In his book, Thomson visits full cities, abandoned towns and the magnificent Hoover Dam, and he describes the state’s strange characters and fine storytellers. Thomson is a great storyteller himself, and his book is a delight to read. If you have ever wondered how we got from the Nevada of Mark Twain and the Comstock Lode to the Nevada of Las Vegas and “The X-Files,” Thomson will tell you. He charts the decline of mining and the rise of gaming and tells stories about politicians, musicians, casino owners and all those who have come to Nevada with dreams of easy money, easy divorce, extraterrestrials, or a fine time. Movies cut through Thomson’s stories like so many reference points on a map. To understand Nevada it helps to know “High Noon,” “Red River,” “Casino” and “Independence Day.”

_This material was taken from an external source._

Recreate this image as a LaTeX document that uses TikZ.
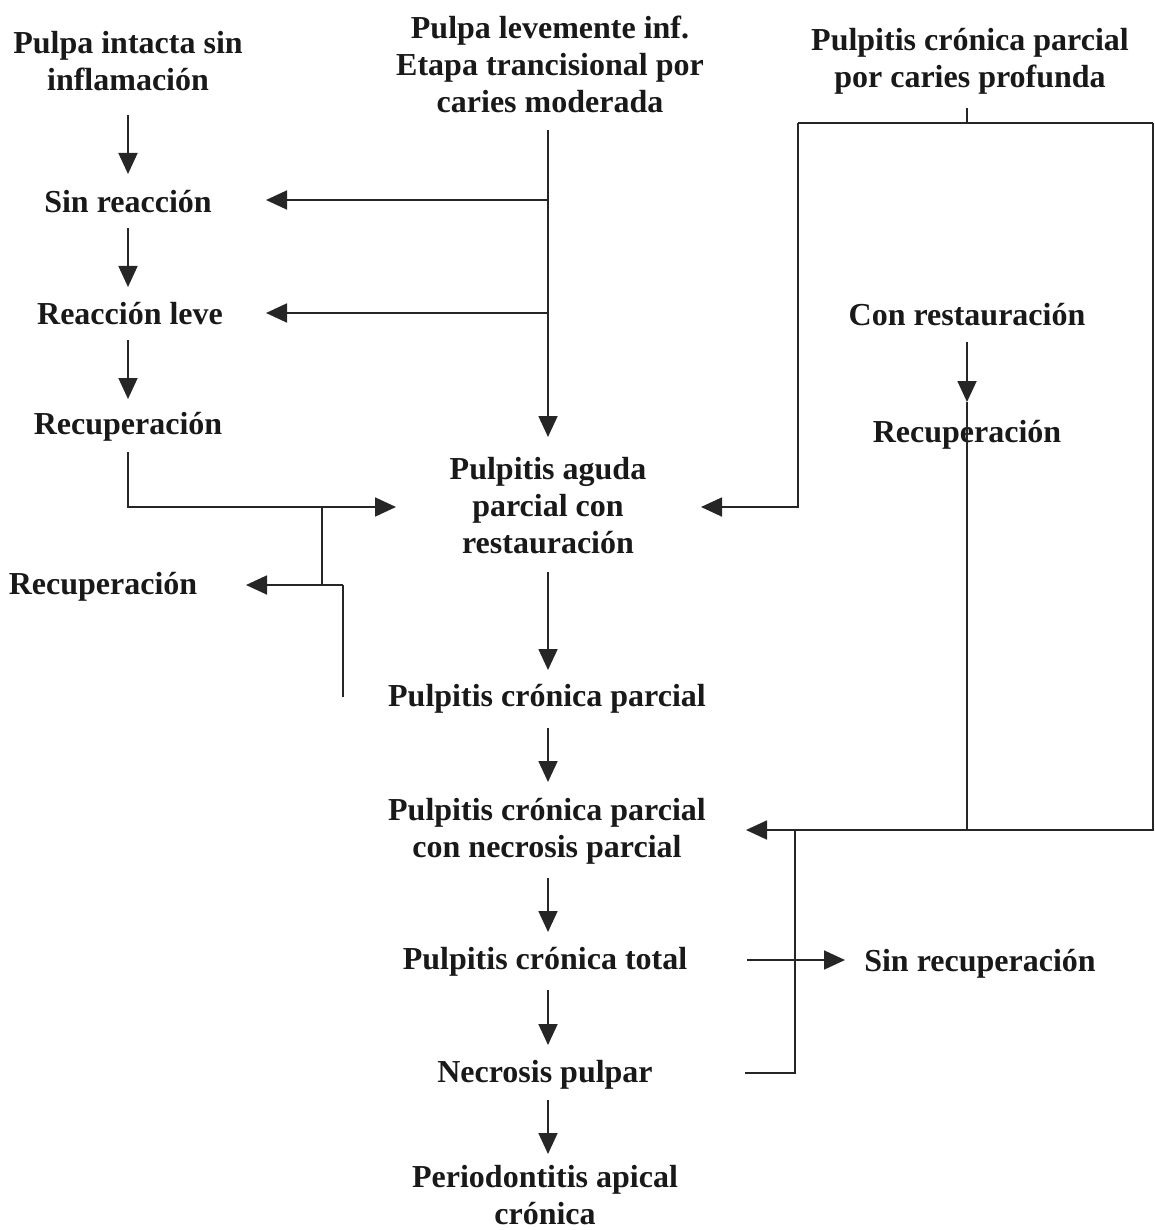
\documentclass[tikz,border=0pt]{standalone}
\usepackage{fontspec}
\setmainfont{Liberation Serif}
\usetikzlibrary{arrows.meta}
\begin{document}
\begin{tikzpicture}[x=1pt,y=-1pt,
  lbl/.style={align=center, inner sep=0pt, font=\fontsize{32}{37}\selectfont\bfseries, text=black!90},
  ln/.style={line width=1.8pt, draw=black!85},
  arr/.style={ln, -{Triangle[length=21pt,width=19pt]}}]
\useasboundingbox (0,0) rectangle (1155,1230);
% texts
\node[lbl] (intacta) at (128,61) {Pulpa intacta sin\\inflamación};
\node[lbl] (leve) at (550,64) {Pulpa levemente inf.\\Etapa trancisional por\\caries moderada};
\node[lbl] (profunda) at (970,61) {Pulpitis crónica parcial\\por caries profunda};
\node[lbl] (sinreac) at (128,202) {Sin reacción};
\node[lbl] (reacleve) at (130,314) {Reacción leve};
\node[lbl] (recup1) at (128,427) {Recuperación};
\node[lbl] (aguda) at (548,506) {Pulpitis aguda\\parcial con\\restauración};
\node[lbl] (recup2) at (103,587) {Recuperación};
\node[lbl] (conrest) at (967,315) {Con restauración};
\node[lbl] (recup3) at (967,435) {Recuperación};
\node[lbl] (cronpar) at (547,699) {Pulpitis crónica parcial};
\node[lbl] (necpar) at (547,831) {Pulpitis crónica parcial\\con necrosis parcial};
\node[lbl] (crontot) at (545,962) {Pulpitis crónica total};
\node[lbl] (sinrec) at (980,964) {Sin recuperación};
\node[lbl] (necrosis) at (545,1075) {Necrosis pulpar};
\node[lbl] (periodon) at (545,1195) {Periodontitis apical\\crónica};
% coordinates
\coordinate (l1a) at (128,115); \coordinate (l1b) at (128,174);
\coordinate (l2a) at (128,228); \coordinate (l2b) at (128,287);
\coordinate (l3a) at (128,340); \coordinate (l3b) at (128,399);
\coordinate (m0) at (548,130); \coordinate (m0b) at (548,437);
\coordinate (m200) at (548,200); \coordinate (t200) at (266,200);
\coordinate (m313) at (548,313); \coordinate (t313) at (266,313);
\coordinate (r1) at (128,452); \coordinate (r1c) at (128,507); \coordinate (r1t) at (396,507);
\coordinate (j1) at (322,507); \coordinate (j2) at (322,585); \coordinate (t585) at (246,585);
\coordinate (j3) at (343,585); \coordinate (j4) at (343,697);
\coordinate (ma1) at (548,572); \coordinate (mb1) at (548,670);
\coordinate (ma2) at (548,728); \coordinate (mb2) at (548,782);
\coordinate (ma3) at (548,878); \coordinate (mb3) at (548,932);
\coordinate (ma4) at (548,990); \coordinate (mb4) at (548,1045);
\coordinate (ma5) at (548,1100); \coordinate (mb5) at (548,1154);
\coordinate (p0) at (967,108); \coordinate (p1) at (967,123);
\coordinate (pl) at (798,123); \coordinate (pr) at (1153,123);
\coordinate (pl2) at (798,507); \coordinate (pt) at (701,507);
\coordinate (pr2) at (1153,830); \coordinate (nt) at (746,830);
\coordinate (c0) at (967,342); \coordinate (c1) at (967,402); \coordinate (c2) at (967,830);
\coordinate (n0) at (745,1073); \coordinate (n1) at (795,1073); \coordinate (n2) at (795,830);
\coordinate (s0) at (747,960); \coordinate (s1) at (845,960);
% left column
\draw[arr] (l1a) -- (l1b);
\draw[arr] (l2a) -- (l2b);
\draw[arr] (l3a) -- (l3b);
% middle trunk
\draw[arr] (m0) -- (m0b);
\draw[arr] (m200) -- (t200);
\draw[arr] (m313) -- (t313);
% recuperacion loop
\draw[arr] (r1) -- (r1c) -- (r1t);
\draw[ln] (j1) -- (j2);
\draw[arr] (j3) -- (t585);
\draw[ln] (j3) -- (j4);
% middle column
\draw[arr] (ma1) -- (mb1);
\draw[arr] (ma2) -- (mb2);
\draw[arr] (ma3) -- (mb3);
\draw[arr] (ma4) -- (mb4);
\draw[arr] (ma5) -- (mb5);
% right side
\draw[ln] (p0) -- (p1);
\draw[ln] (pr) -- (pl);
\draw[arr] (pl) -- (pl2) -- (pt);
\draw[arr] (pr) -- (pr2) -- (nt);
\draw[arr] (c0) -- (c1);
\draw[ln] (c1) -- (c2);
\draw[ln] (n0) -- (n1) -- (n2);
\draw[arr] (s0) -- (s1);
\end{tikzpicture}
\end{document}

Although “In Nevada” begins in the north, in the area around Reno and Lake Tahoe, Thomson is pulled toward the south. In the second half of the book he weaves together observations on Las Vegas with a guided tour of the Nevada Test Site, where nuclear testing began in the 1950s. Our fate, Thomson insists, is in southern Nevada. We are all gambling there — with the bomb, with the effects of fallout, with buried nuclear waste. Thomson is not a preacher, and he understands that pleasure is often allied with danger. Rather like the Barthelmes, he insists that gambling is essential to humanity. It “is a pretext for taking action; it believes in activity more than reflection; and sooner or later, brutally or practically, with pride or humility, it takes the consequences.”

What will be the consequences of the great gamble of nuclear arms, Thomson cannot say. But he suggests that the consequences of much of our 20th Century gambling will be felt first in Nevada. If so, “In Nevada” may well prove a useful guide to life in the 21st Century.